Filter the lines below, copying only those with the string "this".

The records
────

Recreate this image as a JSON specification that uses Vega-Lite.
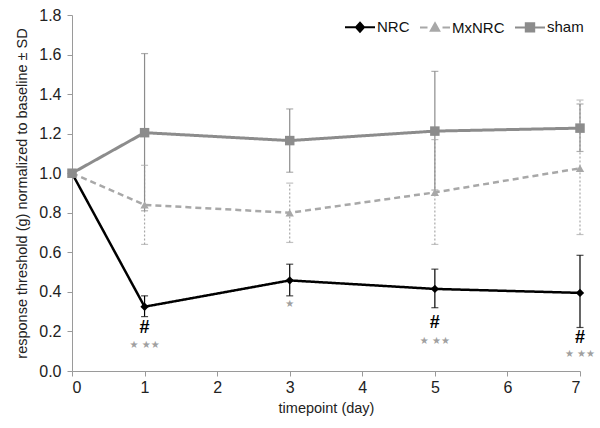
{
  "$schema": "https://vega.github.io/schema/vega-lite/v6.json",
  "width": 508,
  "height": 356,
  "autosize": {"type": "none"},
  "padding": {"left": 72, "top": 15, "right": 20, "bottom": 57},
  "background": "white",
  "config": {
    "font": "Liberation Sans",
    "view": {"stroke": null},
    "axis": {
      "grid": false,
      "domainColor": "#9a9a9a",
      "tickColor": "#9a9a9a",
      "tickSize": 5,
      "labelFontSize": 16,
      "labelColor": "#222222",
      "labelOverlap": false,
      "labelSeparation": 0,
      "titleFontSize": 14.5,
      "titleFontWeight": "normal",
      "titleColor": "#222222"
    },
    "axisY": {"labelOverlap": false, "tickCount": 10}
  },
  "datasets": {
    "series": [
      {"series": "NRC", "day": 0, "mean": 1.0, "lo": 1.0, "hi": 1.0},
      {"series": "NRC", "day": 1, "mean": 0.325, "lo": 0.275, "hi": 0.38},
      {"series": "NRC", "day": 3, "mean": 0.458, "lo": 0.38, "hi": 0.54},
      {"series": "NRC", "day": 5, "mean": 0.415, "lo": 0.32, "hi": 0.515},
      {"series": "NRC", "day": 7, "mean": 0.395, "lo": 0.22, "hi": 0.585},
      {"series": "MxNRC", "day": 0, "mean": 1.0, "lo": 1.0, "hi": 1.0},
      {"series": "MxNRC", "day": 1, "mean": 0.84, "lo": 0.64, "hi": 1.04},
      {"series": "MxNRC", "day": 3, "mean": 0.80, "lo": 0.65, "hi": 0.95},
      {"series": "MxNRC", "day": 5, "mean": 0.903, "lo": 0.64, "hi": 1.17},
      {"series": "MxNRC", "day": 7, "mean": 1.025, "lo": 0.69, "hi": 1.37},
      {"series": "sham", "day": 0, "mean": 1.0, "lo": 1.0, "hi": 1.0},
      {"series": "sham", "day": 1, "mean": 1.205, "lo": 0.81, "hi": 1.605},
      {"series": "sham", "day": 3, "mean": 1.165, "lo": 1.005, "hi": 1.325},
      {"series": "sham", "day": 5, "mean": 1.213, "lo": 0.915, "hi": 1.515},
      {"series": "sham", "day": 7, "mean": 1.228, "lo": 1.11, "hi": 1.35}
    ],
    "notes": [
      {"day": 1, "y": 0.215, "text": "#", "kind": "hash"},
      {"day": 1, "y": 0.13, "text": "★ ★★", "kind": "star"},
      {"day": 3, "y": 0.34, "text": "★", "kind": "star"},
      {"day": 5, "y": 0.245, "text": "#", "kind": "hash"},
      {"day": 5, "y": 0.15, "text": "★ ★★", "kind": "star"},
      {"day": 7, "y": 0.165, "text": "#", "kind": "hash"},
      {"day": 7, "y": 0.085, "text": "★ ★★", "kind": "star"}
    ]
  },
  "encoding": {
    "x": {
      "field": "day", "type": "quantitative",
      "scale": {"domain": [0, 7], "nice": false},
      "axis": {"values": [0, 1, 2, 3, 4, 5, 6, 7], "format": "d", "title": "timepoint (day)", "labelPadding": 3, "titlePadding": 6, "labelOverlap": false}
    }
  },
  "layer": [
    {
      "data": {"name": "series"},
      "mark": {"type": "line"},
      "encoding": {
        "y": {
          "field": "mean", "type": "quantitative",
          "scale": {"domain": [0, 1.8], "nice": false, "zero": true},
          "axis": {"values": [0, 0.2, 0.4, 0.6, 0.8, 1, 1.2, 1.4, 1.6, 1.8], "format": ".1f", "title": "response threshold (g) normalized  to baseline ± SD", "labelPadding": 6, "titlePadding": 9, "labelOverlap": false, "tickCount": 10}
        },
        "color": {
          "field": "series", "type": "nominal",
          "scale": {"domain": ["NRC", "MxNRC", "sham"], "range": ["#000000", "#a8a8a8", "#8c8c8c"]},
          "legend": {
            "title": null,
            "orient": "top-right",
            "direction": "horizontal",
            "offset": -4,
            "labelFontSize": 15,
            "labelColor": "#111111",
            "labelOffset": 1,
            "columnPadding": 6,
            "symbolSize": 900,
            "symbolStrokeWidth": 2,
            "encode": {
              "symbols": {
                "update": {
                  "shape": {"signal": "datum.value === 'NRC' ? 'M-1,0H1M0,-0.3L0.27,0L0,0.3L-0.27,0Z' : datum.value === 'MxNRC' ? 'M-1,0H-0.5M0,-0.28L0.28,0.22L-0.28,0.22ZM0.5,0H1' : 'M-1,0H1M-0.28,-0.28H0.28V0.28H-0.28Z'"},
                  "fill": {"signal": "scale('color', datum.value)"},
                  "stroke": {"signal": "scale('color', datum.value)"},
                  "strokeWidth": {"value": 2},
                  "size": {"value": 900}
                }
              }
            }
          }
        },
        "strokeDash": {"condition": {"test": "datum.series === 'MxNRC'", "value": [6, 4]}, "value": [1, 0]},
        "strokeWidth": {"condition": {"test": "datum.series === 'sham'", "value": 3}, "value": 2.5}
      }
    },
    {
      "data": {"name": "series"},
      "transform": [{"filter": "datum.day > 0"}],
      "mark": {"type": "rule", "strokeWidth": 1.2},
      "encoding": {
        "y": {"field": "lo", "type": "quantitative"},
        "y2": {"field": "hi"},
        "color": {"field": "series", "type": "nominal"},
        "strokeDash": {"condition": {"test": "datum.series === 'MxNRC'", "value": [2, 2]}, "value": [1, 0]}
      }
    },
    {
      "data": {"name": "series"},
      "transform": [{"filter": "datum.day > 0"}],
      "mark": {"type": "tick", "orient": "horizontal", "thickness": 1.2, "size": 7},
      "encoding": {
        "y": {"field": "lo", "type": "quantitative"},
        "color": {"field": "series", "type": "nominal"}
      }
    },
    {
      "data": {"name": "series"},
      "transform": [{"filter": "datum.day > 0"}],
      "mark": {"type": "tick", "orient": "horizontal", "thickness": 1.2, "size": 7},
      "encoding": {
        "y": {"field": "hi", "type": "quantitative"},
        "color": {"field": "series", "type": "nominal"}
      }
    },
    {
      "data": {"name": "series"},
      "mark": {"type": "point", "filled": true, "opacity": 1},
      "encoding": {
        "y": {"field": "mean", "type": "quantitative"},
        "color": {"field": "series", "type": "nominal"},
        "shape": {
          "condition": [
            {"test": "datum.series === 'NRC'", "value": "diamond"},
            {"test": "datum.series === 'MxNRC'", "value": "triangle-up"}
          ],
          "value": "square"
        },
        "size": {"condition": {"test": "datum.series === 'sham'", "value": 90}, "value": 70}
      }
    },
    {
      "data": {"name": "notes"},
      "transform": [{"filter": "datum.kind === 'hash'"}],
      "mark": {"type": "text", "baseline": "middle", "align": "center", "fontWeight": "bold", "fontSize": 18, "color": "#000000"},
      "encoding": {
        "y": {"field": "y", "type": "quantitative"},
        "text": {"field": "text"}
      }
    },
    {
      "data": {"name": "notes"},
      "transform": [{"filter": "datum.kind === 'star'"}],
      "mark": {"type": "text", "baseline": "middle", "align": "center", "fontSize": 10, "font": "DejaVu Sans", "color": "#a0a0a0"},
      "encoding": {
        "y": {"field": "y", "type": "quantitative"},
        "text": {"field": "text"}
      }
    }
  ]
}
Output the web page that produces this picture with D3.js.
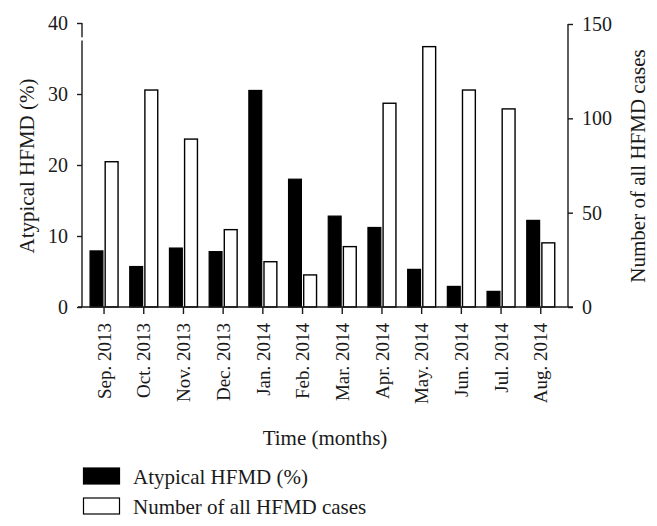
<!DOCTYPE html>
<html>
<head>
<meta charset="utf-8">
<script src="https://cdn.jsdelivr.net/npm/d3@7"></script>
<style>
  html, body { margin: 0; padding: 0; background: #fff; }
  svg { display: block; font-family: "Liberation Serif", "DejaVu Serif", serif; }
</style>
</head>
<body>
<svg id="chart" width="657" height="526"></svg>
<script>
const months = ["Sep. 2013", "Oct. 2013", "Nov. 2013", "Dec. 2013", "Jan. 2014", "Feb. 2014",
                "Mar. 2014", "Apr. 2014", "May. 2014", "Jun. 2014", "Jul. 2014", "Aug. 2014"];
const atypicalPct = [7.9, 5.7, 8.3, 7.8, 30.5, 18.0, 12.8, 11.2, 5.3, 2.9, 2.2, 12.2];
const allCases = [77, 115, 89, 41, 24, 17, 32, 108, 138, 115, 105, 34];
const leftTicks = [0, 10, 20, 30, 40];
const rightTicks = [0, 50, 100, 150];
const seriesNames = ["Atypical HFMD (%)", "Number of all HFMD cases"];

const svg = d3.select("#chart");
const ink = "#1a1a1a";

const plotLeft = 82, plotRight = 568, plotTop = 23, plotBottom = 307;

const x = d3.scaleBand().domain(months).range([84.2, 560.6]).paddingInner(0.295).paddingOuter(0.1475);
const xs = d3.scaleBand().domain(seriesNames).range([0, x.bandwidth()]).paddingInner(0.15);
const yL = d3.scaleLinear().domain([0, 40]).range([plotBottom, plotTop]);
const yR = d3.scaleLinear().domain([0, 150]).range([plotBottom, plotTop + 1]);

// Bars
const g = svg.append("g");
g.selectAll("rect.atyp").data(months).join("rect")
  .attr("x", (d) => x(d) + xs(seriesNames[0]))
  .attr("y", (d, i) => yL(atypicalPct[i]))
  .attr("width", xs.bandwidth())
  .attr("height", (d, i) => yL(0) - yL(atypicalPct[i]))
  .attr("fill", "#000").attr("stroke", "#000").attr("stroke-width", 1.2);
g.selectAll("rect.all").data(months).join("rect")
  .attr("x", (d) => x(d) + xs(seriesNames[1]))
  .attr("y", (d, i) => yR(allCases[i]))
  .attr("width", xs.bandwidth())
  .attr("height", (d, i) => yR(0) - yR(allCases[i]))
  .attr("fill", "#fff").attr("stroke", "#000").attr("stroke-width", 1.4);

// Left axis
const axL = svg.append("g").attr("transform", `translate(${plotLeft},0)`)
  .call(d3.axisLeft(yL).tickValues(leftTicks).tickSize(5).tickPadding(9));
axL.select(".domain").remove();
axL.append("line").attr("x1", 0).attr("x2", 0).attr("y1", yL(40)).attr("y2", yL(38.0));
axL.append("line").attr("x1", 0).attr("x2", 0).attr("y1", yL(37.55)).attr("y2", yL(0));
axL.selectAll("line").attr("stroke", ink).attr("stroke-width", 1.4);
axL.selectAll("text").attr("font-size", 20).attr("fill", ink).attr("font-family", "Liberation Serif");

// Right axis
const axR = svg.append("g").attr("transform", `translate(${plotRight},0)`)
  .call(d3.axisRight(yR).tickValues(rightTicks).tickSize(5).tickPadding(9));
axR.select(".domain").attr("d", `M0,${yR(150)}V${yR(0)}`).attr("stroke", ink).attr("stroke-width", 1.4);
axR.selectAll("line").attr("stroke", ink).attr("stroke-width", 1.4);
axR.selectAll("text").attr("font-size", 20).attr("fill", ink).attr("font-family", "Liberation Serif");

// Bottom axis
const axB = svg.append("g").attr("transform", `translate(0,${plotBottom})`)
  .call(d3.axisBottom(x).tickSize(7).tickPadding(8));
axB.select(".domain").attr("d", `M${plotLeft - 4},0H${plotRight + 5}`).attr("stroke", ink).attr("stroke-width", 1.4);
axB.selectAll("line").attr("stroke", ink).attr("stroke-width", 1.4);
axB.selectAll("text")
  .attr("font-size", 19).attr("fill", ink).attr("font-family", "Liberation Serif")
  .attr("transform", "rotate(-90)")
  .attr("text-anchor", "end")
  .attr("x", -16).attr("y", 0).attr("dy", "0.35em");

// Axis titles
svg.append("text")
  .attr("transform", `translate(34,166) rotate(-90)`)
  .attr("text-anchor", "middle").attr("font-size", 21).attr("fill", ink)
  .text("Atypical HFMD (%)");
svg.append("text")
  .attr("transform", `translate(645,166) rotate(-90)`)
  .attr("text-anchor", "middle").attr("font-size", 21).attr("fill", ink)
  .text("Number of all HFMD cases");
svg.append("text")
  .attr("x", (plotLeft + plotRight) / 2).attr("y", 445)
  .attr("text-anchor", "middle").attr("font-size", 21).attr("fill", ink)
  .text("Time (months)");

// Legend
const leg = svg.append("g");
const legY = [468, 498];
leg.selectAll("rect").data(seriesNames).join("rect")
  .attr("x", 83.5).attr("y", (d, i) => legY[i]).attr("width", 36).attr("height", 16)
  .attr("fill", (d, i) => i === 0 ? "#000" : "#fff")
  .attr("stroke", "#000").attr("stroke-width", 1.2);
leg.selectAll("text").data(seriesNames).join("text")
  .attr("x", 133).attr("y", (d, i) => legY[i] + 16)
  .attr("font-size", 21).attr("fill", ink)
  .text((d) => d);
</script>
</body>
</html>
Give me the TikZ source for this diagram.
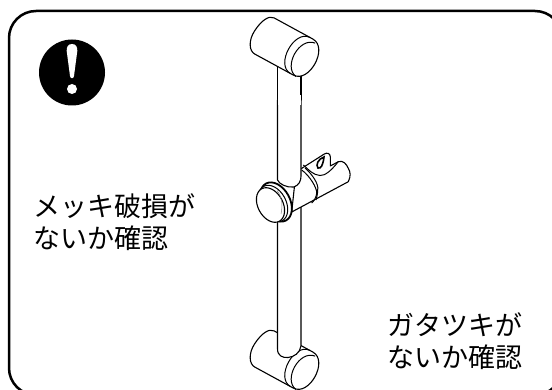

────

Full solution
Recreate this image as a JSON specification that uses Vega-Lite.
Output the web page that produces this picture with D3.js.
Give me the TikZ source for this diagram.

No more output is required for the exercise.